Economists studying spatial connections are excited about a growing body of increasingly fine spatial data. We’re no longer studying country- or city-level aggregates. For example, many folks now leverage satellite data, so that their unit of observation is a pixel, which can be as small as only 30 meters wide. See Donaldson and Storeygaard’s “The View from Above: Applications of Satellite Data in Economics“. Standard administrative data sources like the LEHD publish neighborhood-to-neighborhood commuting matrices. And now “digital exhaust” extracted from the web and smartphones offers a glimpse of behavior not even measured in traditional data sources. Dave Donaldson’s keynote address on “The benefits of new data for measuring the benefits of new transportation infrastructure” at the Urban Economics Association meetings in October highlighted a number of such exciting developments (ship-level port flows, ride-level taxi data, credit-card transactions, etc).
But finer and finer data are not a free lunch. Big datasets bring computational burdens, of course, but more importantly our theoretical tools need to keep up with the data we’re leveraging. Most models of the spatial distribution of economic activity assume that the number of people per place is reasonably large. For example, theoretical results describing space as continuous formally assume a “regular” geography so that every location has positive population. But the US isn’t regular, in that it has plenty of “empty” land: more than 80% of the US population lives on only 3% of its land area. Conventional estimation procedures aren’t necessarily designed for sparse data sets. It’s an open question how well these tools will do when applied to empirical settings that don’t quite satisfy their assumptions.
Felix Tintelnot and I examine one aspect of this challenge in our new paper, “Spatial Economics for Granular Settings“. We look at commuting flows, which are described by a gravity equation in quantitative spatial models. It turns out that the empirical settings we often study are granular: the number of decision-makers is small relative to the number of economic outcomes. For example, there are 4.6 million possible residence-workplace pairings in New York City, but only 2.5 million people who live and work in the city. Applying the law of large numbers may not work well when a model has more parameters than people.
Felix and I introduce a model of a “granular” spatial economy. “Granular” just means that we assume that there are a finite number of individuals rather than an uncountably infinite continuum.

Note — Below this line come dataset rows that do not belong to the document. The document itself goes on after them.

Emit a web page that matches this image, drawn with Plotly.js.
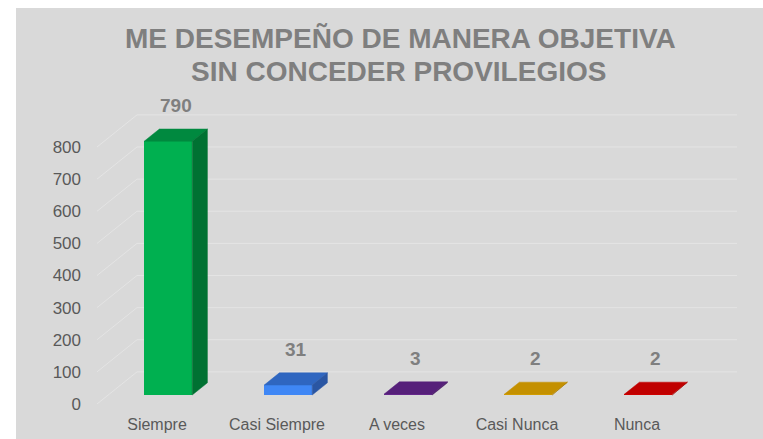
<!DOCTYPE html>
<html>
<head>
<meta charset="utf-8">
<script src="https://cdn.plot.ly/plotly-3.0.1.min.js"></script>
<style>
html,body{margin:0;padding:0;background:#ffffff;width:763px;height:439px;overflow:hidden;}
#chart{position:absolute;left:16px;top:8px;width:747px;height:431px;}
</style>
</head>
<body>
<div id="chart"></div>
<script>
// ---- data ----
const categories = ["Siempre", "Casi Siempre", "A veces", "Casi Nunca", "Nunca"];
const values = [790, 31, 3, 2, 2];
const frontColors = ["#00b050", "#3f87f5", "#6a2a92", "#e0a800", "#e00000"];
const topColors   = ["#00893f", "#2f66c0", "#56207a", "#c49000", "#c00000"];
const sideColors  = ["#007132", "#2a56a3", "#4a1b69", "#a67b00", "#a00000"];
const yTicks = [0, 100, 200, 300, 400, 500, 600, 700, 800];
const titleLines = ["ME DESEMPEÑO DE MANERA OBJETIVA", "SIN CONCEDER PROVILEGIOS"];

// ---- 3D projection style ----
const WX = 0.3333;   // full floor depth in x units
const WY = 100;      // full floor depth in y units
const D0 = 0.28, D1 = 0.66; // bar depth span (fraction of floor depth)
const HALF = 0.2;    // bar half width

const xs = categories.map((c, i) => i);
const traces = [];

// wall gridlines as shapes below the traces
const shapes = yTicks.map(v => ({
  type: "path", xref: "x", yref: "y", layer: "below",
  path: "M " + (-0.5) + "," + v + " L " + (-0.5 + WX) + "," + (v + WY) +
        " L " + (categories.length - 0.5 + WX) + "," + (v + WY),
  line: {color: "#e4e4e4", width: 1}
}));

// front faces
const base = D0 * WY;
traces.push({type: "bar", x: xs.map(i => i + D0 * WX), y: values,
  base: values.map(() => base), width: 0.4,
  marker: {color: frontColors, line: {width: 0}},
  hoverinfo: "skip", showlegend: false});

const dx = (D1 - D0) * WX, dy = (D1 - D0) * WY;
xs.forEach(i => {
  const v = values[i];
  const xl = i + D0 * WX - HALF, xr = i + D0 * WX + HALF;
  const yb = base, yt = base + v;
  // top face
  traces.push({type: "scatter", mode: "lines", fill: "toself",
    x: [xl, xr, xr + dx, xl + dx, xl], y: [yt, yt, yt + dy, yt + dy, yt],
    fillcolor: topColors[i], line: {width: 0.5, color: topColors[i]},
    hoverinfo: "skip", showlegend: false});
  // side face
  traces.push({type: "scatter", mode: "lines", fill: "toself",
    x: [xr, xr + dx, xr + dx, xr, xr], y: [yb, yb + dy, yt + dy, yt, yb],
    fillcolor: sideColors[i], line: {width: 0.5, color: sideColors[i]},
    hoverinfo: "skip", showlegend: false});
});

const annotations = xs.map(i => ({
  x: i + (D0 + D1) / 2 * WX, y: base + values[i] + dy, xref: "x", yref: "y",
  text: "<b>" + values[i] + "</b>", showarrow: false, yanchor: "bottom", yshift: 11,
  font: {family: "Liberation Sans, Arial, sans-serif", size: 19, color: "#7f7f7f"}
}));
const titleY = [1.1819, 1.0754];
const titleX = [0.4676, 0.466];
titleLines.forEach((t, k) => annotations.push({
  x: titleX[k], y: titleY[k], xref: "paper", yref: "paper",
  xanchor: "center", yanchor: "middle", showarrow: false,
  text: "<b>" + t + "</b>",
  font: {family: "Liberation Sans, Arial, sans-serif", size: 28, color: "#7f7f7f"}
}));

const layout = {
  width: 747, height: 431,
  paper_bgcolor: "#d9d9d9", plot_bgcolor: "rgba(0,0,0,0)",
  margin: {l: 81, r: 18, t: 87, b: 35, pad: 0},
  xaxis: {range: [-0.5, 4.9], tickvals: xs, ticktext: categories,
    showgrid: false, zeroline: false, showline: false, ticks: "",
    ticklabelstandoff: 9,
    tickfont: {family: "Liberation Sans, Arial, sans-serif", size: 16, color: "#595959"},
    fixedrange: true},
  yaxis: {range: [0, 961.9], tickvals: yTicks, ticktext: yTicks.map(String),
    showgrid: false, zeroline: false, showline: false, ticks: "",
    ticklabelstandoff: 15,
    tickfont: {family: "Liberation Sans, Arial, sans-serif", size: 17, color: "#595959"},
    fixedrange: true},
  annotations: annotations,
  shapes: shapes,
  showlegend: false,
  bargap: 0
};

Plotly.newPlot("chart", traces, layout, {displayModeBar: false, staticPlot: true});
</script>
</body>
</html>
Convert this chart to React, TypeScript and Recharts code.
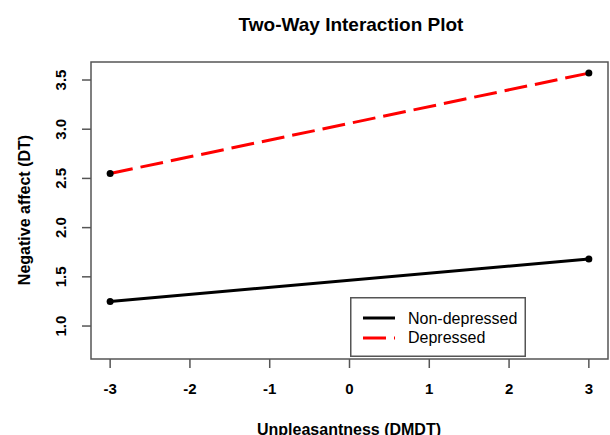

This distinction may seem minor, but it turns out that estimated parameters and counterfactual predictions are pretty sensitive to how one handles the granular features of the data. We contrast the conventional approach and granular approach by examining these models’ predictions for changes in commuting flows associated with tract-level employment booms in New York City. When we regress observed changes on predicted changes, our granular model does pretty well (slope about one, intercept about zero). The calibrated-shares approach (trade folks may know this as “exact hat algebra“), which perfectly fits the pre-event data, does not do very well. In more than half of the 78 employment-boom events, its predicted changes are negatively correlated with the observed changes in commuting flows.
The calibrated-shares procedure’s failure to perform well out of sample despite perfectly fitting the in-sample observations may not surprise those who have played around with machine learning. The fundamental concern with applying a continuum model to a granular setting can be illustrated by the finite-sample properties of the multinomial distribution. Suppose that a lottery allocates I independently-and-identically-distributed balls across N urns. An econometrician wants to infer the probability that any ball i is allocated to urn n from observed data. With infinite balls, the observed share of balls in urn n would reveal this probability. In a finite sample, the realized share may differ greatly from the underlying probability. The figure below depicts this ratio for one urn when I balls are distributed across 10 urns uniformly. A procedure that equates observed shares and modeled probabilities needs this ratio to be one. As the histograms reveal, the realized ratio can be far from one even when there are two orders of magnitude more balls than urns. Unfortunately, in many empirical settings in which spatial models are calibrated to match observed shares, the number of balls (commuters) and the number of urns (residence-workplace pairs) are roughly the same. The red histogram suggests that shares and probabilities will often differ substantially in these settings.
Clik here to view.

Balls and 10 urns: Histogram of realized share divided by underlying probability
Granularity is also a reason for economists to be cautious about their counterfactual exercises. In a granular world, equilibrium outcomes depend in part of the idiosyncratic components of individuals’ choices. Thus, the confidence intervals reported for counterfactual outcomes ought to incorporate uncertainty due to granularity in addition to the usual statistical uncertainty that accompanies estimated parameter values.
See the paper for more details on the theoretical model, estimation procedure, and event-study results. We’re excited about the growing body of fine spatial data used to study economic outcomes for regions, cities, and neighborhoods. Our quantitative model is designed precisely for these applications.